1858 United States elections
- Incumbent president: ▌James Buchanan (D)
- Next Congress: 36th

Senate elections
- Overall control: Democratic hold
- Seats contested: 22 of 66 seats
- Net seat change: Republican +5

House elections
- Overall control: Republican gain
- Seats contested: All 238 voting seats
- Net seat change: Republican +23
- 1858–59 U.S. House of Representatives election Democratic gain Democratic hold Republican gain Republican hold Independent gain Opposition gain Know Nothing hold

= 1858 United States elections =

Elections occurred in the middle of Democratic President James Buchanan's term and marked the end of the transitional period between the Second Party System and the Third Party System. Members of the 36th United States Congress were chosen in this election. In the first election since the Supreme Court decided Dred Scott v. Sandford, the Republican Party won a plurality in the House, taking control of a chamber of Congress for the first time in the party's history. Although Democrats lost control of the House, they retained their majority in the Senate.

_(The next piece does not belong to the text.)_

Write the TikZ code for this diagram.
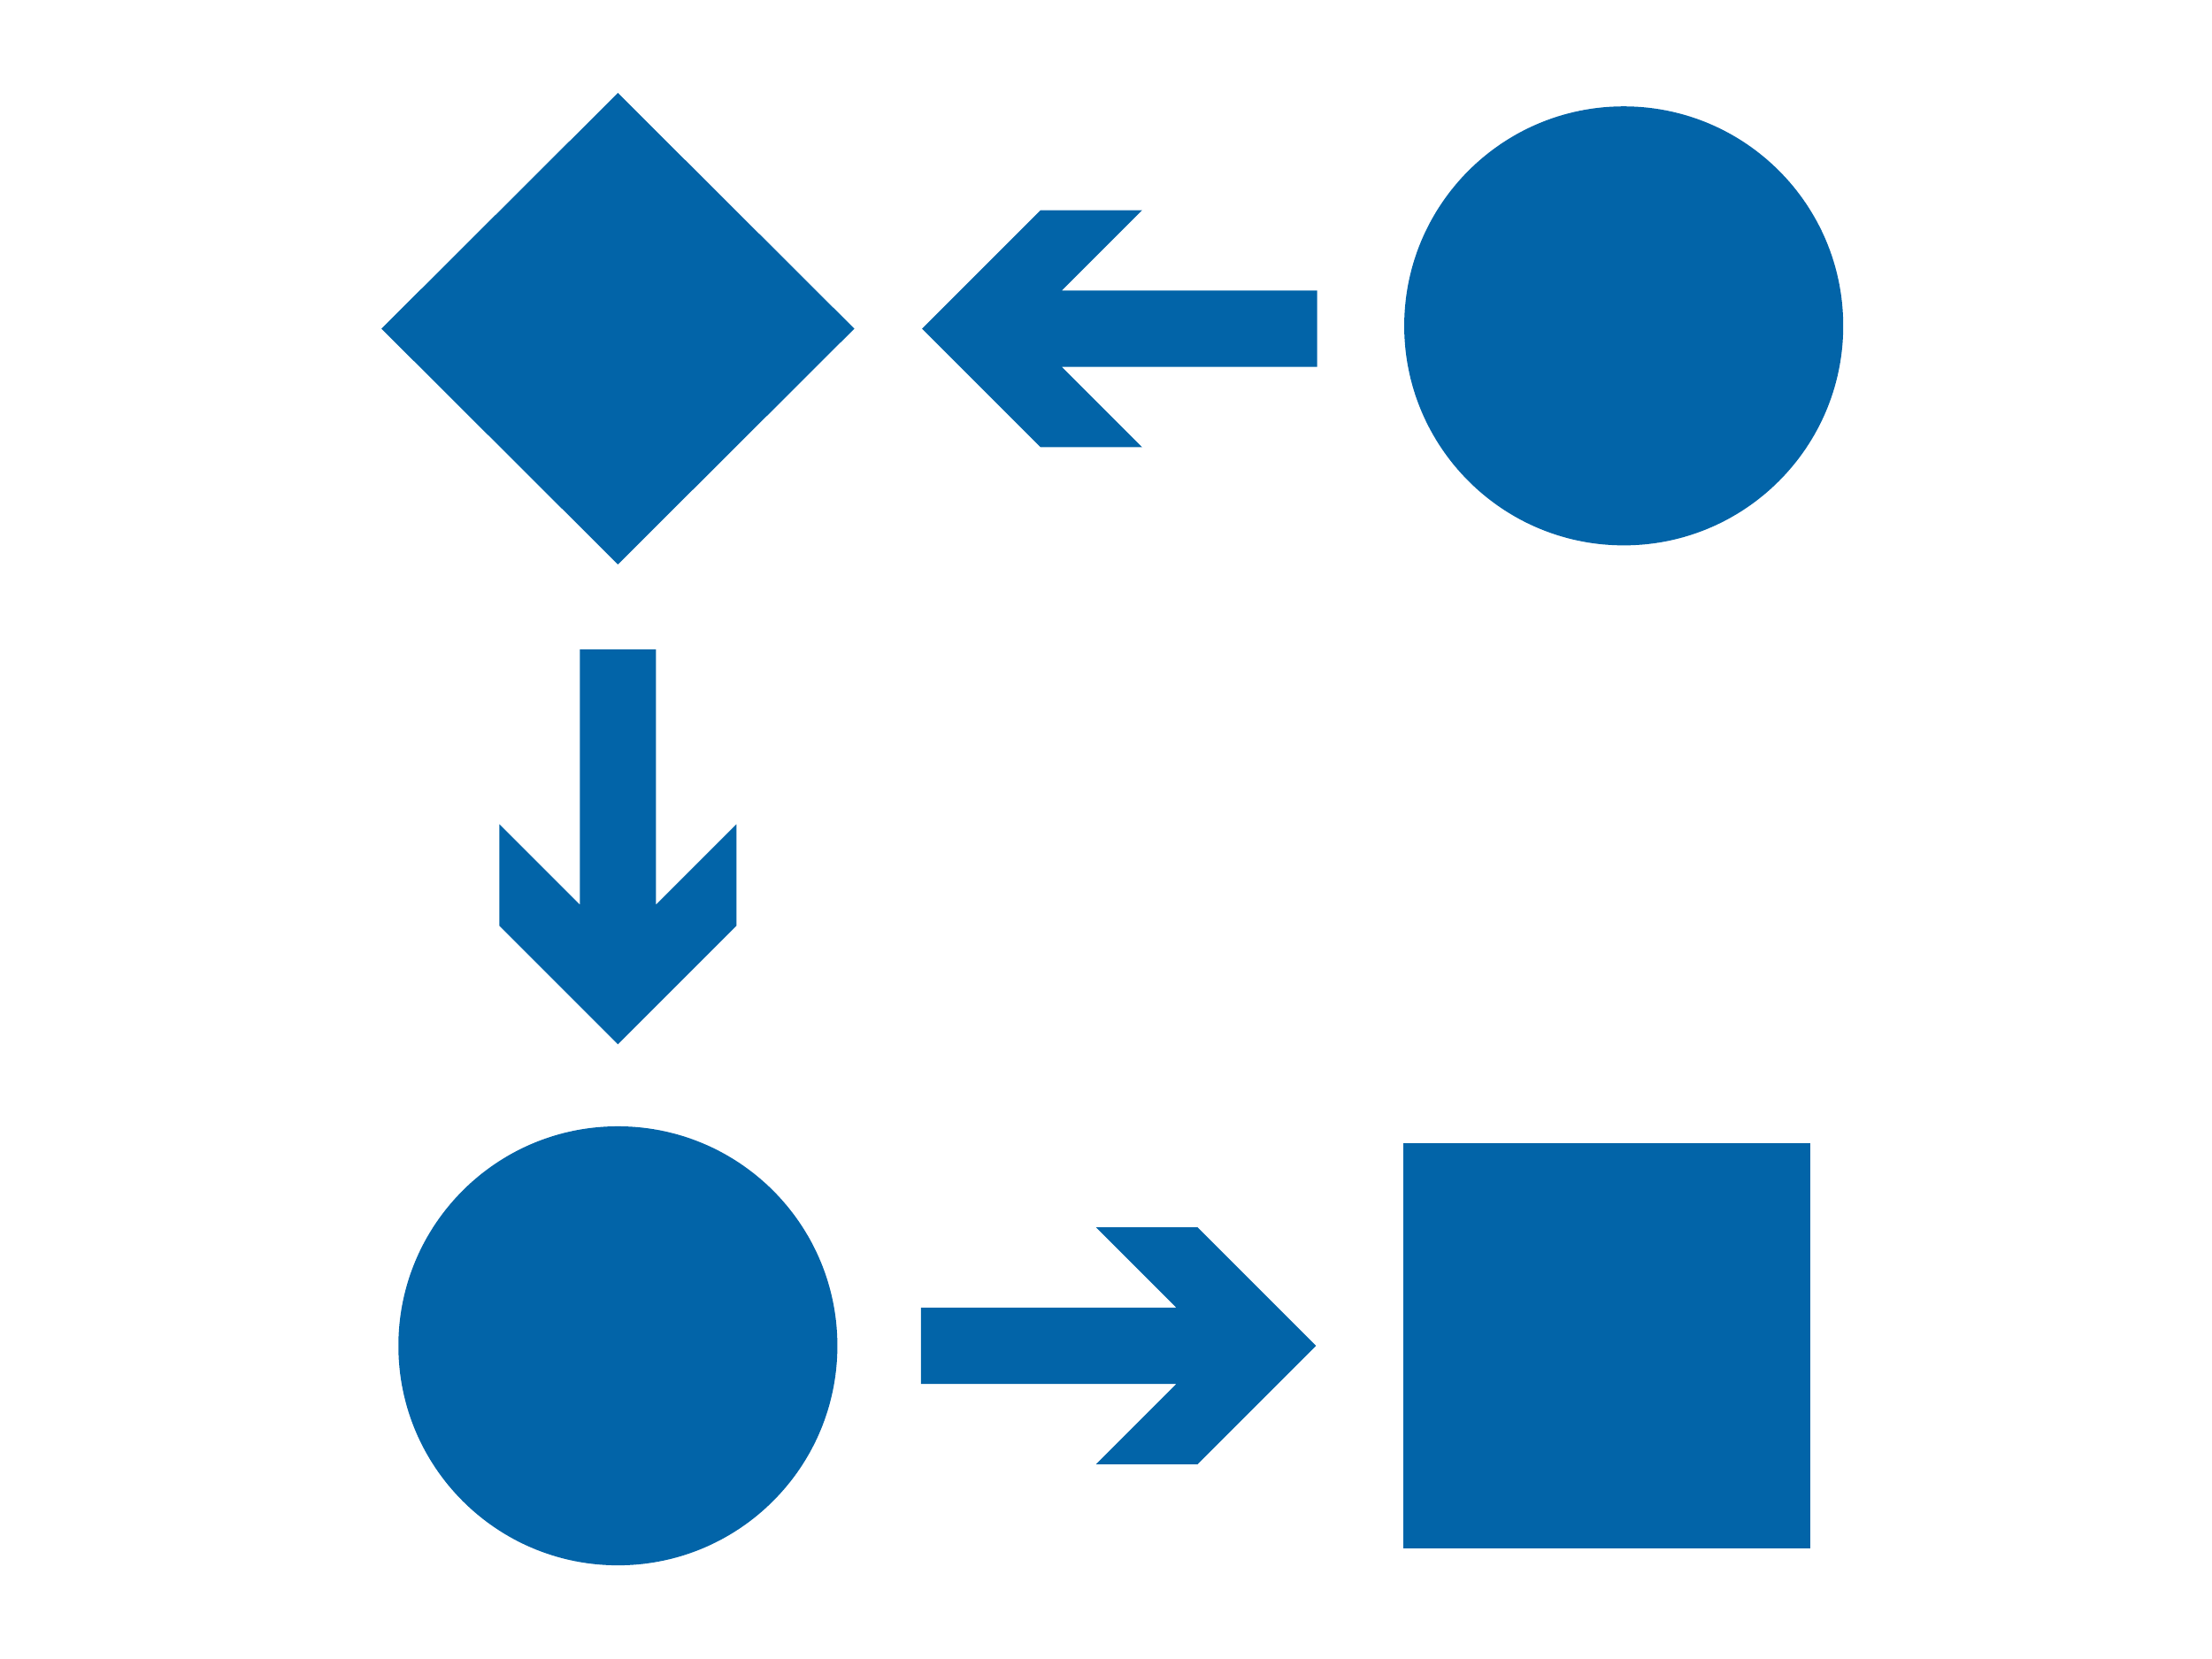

In the House, Democrats suffered a major defeat, losing seats to Republicans and a group of southern party members who opposed secession, running on the Opposition Party ticket. Although no party won a majority, Republicans won a plurality of seats. Republican William Pennington won election as Speaker of the House, becoming the first Republican Speaker.

In the Senate, Republicans picked up several seats, but Democrats retained a commanding majority. Nonetheless the gains were a major win for Republicans who had benefitted from the fallout of the Dred Scott ruling.